▶ _STORED DATA_:
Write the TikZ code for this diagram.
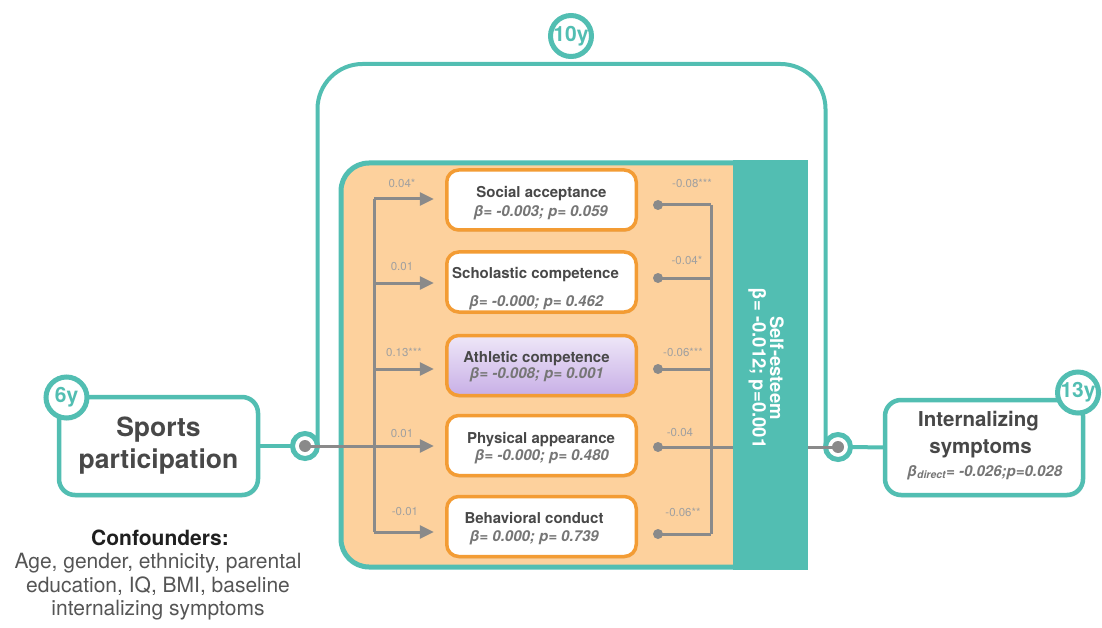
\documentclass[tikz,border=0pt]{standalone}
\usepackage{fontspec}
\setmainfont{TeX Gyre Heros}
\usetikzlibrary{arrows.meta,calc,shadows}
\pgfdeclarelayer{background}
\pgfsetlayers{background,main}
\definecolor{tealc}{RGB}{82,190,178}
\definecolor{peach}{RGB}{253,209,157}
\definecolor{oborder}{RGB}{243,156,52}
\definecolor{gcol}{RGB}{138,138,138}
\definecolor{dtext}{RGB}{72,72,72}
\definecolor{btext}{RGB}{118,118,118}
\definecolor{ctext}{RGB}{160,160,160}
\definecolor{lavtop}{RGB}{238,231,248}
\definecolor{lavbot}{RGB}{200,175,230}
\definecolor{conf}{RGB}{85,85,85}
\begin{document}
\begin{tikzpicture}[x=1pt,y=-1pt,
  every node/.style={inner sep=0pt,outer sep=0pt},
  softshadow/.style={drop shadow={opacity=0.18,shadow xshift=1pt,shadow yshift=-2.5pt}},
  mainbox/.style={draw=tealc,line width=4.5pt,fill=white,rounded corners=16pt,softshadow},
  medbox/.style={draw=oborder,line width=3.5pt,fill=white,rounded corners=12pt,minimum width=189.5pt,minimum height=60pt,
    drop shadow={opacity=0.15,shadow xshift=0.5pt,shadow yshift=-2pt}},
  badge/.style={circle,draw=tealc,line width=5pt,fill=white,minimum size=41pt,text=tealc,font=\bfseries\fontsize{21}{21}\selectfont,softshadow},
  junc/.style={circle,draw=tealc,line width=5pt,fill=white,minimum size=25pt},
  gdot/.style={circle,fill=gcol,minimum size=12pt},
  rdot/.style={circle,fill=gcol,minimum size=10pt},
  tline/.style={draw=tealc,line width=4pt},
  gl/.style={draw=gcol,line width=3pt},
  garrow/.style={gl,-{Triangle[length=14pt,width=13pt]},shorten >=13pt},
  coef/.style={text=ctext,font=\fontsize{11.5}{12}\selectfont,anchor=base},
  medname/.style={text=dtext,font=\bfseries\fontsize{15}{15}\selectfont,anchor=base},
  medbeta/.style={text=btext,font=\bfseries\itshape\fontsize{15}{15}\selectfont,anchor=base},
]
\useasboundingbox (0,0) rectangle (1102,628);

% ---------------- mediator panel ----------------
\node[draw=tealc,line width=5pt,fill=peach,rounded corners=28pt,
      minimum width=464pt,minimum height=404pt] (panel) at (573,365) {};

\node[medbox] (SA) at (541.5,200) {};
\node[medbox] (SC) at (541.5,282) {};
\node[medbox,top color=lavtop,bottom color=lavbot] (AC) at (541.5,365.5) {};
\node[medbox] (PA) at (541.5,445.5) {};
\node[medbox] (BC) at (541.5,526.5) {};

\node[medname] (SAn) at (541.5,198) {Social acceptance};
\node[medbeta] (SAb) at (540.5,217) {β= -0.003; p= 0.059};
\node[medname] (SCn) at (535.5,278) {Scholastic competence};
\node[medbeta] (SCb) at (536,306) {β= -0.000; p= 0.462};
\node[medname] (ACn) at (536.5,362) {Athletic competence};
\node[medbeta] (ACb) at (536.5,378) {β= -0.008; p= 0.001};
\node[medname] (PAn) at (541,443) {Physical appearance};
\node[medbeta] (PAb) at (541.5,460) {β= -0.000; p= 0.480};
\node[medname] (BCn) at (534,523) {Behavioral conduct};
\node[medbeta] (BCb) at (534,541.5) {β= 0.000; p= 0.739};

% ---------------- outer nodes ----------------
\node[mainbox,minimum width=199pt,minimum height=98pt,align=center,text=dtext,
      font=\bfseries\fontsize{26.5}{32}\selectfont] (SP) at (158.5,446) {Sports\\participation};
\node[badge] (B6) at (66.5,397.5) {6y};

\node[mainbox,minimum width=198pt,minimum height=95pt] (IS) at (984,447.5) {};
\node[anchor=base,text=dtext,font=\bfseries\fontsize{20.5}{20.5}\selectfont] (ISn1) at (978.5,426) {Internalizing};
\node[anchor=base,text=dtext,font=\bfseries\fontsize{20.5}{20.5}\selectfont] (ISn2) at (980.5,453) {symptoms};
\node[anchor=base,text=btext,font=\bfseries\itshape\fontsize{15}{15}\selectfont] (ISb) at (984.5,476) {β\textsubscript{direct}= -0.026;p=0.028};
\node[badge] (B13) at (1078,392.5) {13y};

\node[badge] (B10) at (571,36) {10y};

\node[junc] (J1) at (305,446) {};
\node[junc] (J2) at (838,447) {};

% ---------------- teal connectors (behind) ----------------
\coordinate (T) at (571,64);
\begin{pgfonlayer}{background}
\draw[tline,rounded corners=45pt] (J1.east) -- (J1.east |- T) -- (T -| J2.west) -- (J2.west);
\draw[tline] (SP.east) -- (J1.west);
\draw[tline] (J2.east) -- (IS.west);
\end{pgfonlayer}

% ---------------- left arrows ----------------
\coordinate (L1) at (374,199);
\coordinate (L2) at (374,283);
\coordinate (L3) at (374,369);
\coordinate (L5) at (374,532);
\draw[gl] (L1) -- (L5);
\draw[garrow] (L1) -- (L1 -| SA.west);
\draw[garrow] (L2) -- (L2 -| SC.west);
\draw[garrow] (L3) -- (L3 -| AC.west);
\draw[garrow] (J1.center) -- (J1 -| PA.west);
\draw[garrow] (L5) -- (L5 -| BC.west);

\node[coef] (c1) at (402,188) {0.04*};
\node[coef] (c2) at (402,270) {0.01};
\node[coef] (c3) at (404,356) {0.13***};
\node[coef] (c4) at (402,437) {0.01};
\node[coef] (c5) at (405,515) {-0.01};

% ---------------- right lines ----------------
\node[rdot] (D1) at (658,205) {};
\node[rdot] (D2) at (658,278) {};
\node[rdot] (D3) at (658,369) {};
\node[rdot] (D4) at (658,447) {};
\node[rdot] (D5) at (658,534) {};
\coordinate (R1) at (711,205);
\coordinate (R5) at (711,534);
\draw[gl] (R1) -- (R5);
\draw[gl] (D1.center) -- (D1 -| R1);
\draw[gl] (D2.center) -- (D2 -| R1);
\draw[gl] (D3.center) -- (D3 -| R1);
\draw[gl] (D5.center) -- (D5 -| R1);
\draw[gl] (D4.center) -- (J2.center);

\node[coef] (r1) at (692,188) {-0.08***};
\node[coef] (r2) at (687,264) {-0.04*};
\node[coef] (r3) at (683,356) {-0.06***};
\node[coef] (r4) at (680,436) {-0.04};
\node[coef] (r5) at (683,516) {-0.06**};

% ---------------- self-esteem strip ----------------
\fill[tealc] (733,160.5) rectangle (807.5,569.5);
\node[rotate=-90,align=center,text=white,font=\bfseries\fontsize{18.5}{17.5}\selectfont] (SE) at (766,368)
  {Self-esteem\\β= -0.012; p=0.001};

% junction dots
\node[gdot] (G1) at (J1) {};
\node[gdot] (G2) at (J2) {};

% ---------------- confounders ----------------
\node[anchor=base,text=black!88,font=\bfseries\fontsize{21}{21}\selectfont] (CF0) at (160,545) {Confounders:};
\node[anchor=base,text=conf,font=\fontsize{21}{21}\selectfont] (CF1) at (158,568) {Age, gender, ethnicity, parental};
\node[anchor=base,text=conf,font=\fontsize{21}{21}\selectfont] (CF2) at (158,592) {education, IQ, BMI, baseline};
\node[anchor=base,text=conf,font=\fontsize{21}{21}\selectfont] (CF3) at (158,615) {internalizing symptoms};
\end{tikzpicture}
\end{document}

▶ _WRITTEN REQUEST_: Would you reproduce the lines above, from the very first through the line containing "minimum width=464pt,minimum height=404pt]", exactly and without the pictures?

▶ _RESPONSE_:
Write the TikZ code for this diagram.
\documentclass[tikz,border=0pt]{standalone}
\usepackage{fontspec}
\setmainfont{TeX Gyre Heros}
\usetikzlibrary{arrows.meta,calc,shadows}
\pgfdeclarelayer{background}
\pgfsetlayers{background,main}
\definecolor{tealc}{RGB}{82,190,178}
\definecolor{peach}{RGB}{253,209,157}
\definecolor{oborder}{RGB}{243,156,52}
\definecolor{gcol}{RGB}{138,138,138}
\definecolor{dtext}{RGB}{72,72,72}
\definecolor{btext}{RGB}{118,118,118}
\definecolor{ctext}{RGB}{160,160,160}
\definecolor{lavtop}{RGB}{238,231,248}
\definecolor{lavbot}{RGB}{200,175,230}
\definecolor{conf}{RGB}{85,85,85}
\begin{document}
\begin{tikzpicture}[x=1pt,y=-1pt,
  every node/.style={inner sep=0pt,outer sep=0pt},
  softshadow/.style={drop shadow={opacity=0.18,shadow xshift=1pt,shadow yshift=-2.5pt}},
  mainbox/.style={draw=tealc,line width=4.5pt,fill=white,rounded corners=16pt,softshadow},
  medbox/.style={draw=oborder,line width=3.5pt,fill=white,rounded corners=12pt,minimum width=189.5pt,minimum height=60pt,
    drop shadow={opacity=0.15,shadow xshift=0.5pt,shadow yshift=-2pt}},
  badge/.style={circle,draw=tealc,line width=5pt,fill=white,minimum size=41pt,text=tealc,font=\bfseries\fontsize{21}{21}\selectfont,softshadow},
  junc/.style={circle,draw=tealc,line width=5pt,fill=white,minimum size=25pt},
  gdot/.style={circle,fill=gcol,minimum size=12pt},
  rdot/.style={circle,fill=gcol,minimum size=10pt},
  tline/.style={draw=tealc,line width=4pt},
  gl/.style={draw=gcol,line width=3pt},
  garrow/.style={gl,-{Triangle[length=14pt,width=13pt]},shorten >=13pt},
  coef/.style={text=ctext,font=\fontsize{11.5}{12}\selectfont,anchor=base},
  medname/.style={text=dtext,font=\bfseries\fontsize{15}{15}\selectfont,anchor=base},
  medbeta/.style={text=btext,font=\bfseries\itshape\fontsize{15}{15}\selectfont,anchor=base},
]
\useasboundingbox (0,0) rectangle (1102,628);

% ---------------- mediator panel ----------------
\node[draw=tealc,line width=5pt,fill=peach,rounded corners=28pt,
      minimum width=464pt,minimum height=404pt] (panel) at (573,365) {};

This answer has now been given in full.